About 12 years ago I was interviewed by the Bloomington Herald Times after I returned from a two week assignment at Ground Zero following the 9-11 terrorist attacks. The focus of that article was how employees of the Hoosier National Forest assisted the FDNY with skills normally used on large western forest fires that burn for months. My role there was small, but I was an eyewitness to the search and rescue effort and I guess that’s why I was worthy of an interview. I arrived there on September 21, 2001 and my primary job was to check in firefighters as they arrived at Ground Zero. Indeed it was an extraordinary experience, and although it certainly didn’t equal the crisis on the day of the attacks, it nevertheless left a lasting impression.

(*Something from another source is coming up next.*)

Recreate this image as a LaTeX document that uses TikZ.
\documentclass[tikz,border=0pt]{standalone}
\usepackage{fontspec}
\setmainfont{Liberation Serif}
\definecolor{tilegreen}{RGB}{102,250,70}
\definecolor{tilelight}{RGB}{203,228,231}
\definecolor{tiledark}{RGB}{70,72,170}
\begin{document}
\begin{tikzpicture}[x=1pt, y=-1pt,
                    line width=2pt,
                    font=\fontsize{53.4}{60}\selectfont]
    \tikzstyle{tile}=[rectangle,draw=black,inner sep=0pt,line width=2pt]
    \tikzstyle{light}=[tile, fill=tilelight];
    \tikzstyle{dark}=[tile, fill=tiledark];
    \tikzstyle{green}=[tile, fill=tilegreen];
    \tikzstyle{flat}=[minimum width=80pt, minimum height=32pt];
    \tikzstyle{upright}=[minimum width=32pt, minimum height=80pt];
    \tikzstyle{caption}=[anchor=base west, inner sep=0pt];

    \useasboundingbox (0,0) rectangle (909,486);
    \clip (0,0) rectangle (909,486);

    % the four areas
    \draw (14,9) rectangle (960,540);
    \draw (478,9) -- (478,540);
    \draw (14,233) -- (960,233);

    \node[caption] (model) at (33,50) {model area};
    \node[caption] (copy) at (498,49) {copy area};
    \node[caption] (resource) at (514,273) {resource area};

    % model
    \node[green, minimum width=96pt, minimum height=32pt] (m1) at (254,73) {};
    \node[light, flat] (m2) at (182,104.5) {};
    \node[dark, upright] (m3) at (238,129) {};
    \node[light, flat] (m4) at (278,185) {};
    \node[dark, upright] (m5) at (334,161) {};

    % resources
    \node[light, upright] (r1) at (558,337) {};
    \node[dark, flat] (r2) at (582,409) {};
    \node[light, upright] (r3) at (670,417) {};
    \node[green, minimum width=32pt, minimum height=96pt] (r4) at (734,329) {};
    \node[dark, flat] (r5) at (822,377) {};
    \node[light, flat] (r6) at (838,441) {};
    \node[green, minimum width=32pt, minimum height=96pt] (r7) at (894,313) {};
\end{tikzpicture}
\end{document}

Here are some things I observed during the search and rescue effort:
- The work environment was extremely tense and grim, yet the FDNY chiefs were calm and methodical.
- The site smelled bad, it sometimes burned your eyes, and it was very dusty and noisy everywhere you went.
- You needed 360 degree vision to watch out for heavy equipment and debris, but fortunately they put huge screens over the remaining buildings to contain the ever falling glass.
- There were emotional scenes as well. Young widows of firefighters were occasionally escorted around the site. We were the keepers of a supply of coffin sized American flags and we knew what it meant when they were requested. That request would then be followed by a small impromptu salute ceremony as the remains of a firefighter or police officer were placed on a stretcher.
I had never been around that degree of death and destruction. Counting the three buildings that initially came down, the equivalent of almost 250 acres of office space were reduced to a 16 acre pile of dust and twisted metal. Not once did I see even a piece of anything: not a part of a desk, a chair, a computer, there was simply nothing left.
I found it remarkable that the operation was relatively efficient, particularly given all the various agencies and jurisdictions involved. Philosophical and jurisdictional gridlock was simply not an option in that situation. (Congress: take note).
So what happened at the site over the past 12 years? The cleanup effort was massive, with thousands of beams having to be removed one at a time. For years there was only a pit where the towers stood. But now, finally, the area is making a comeback. The outdoor memorial is open and the museum and Tower One are scheduled to be completed in 2014.
I recall a large banner draped over a damaged building with the words “we will never forget”. I think New York and America is making good on that promise.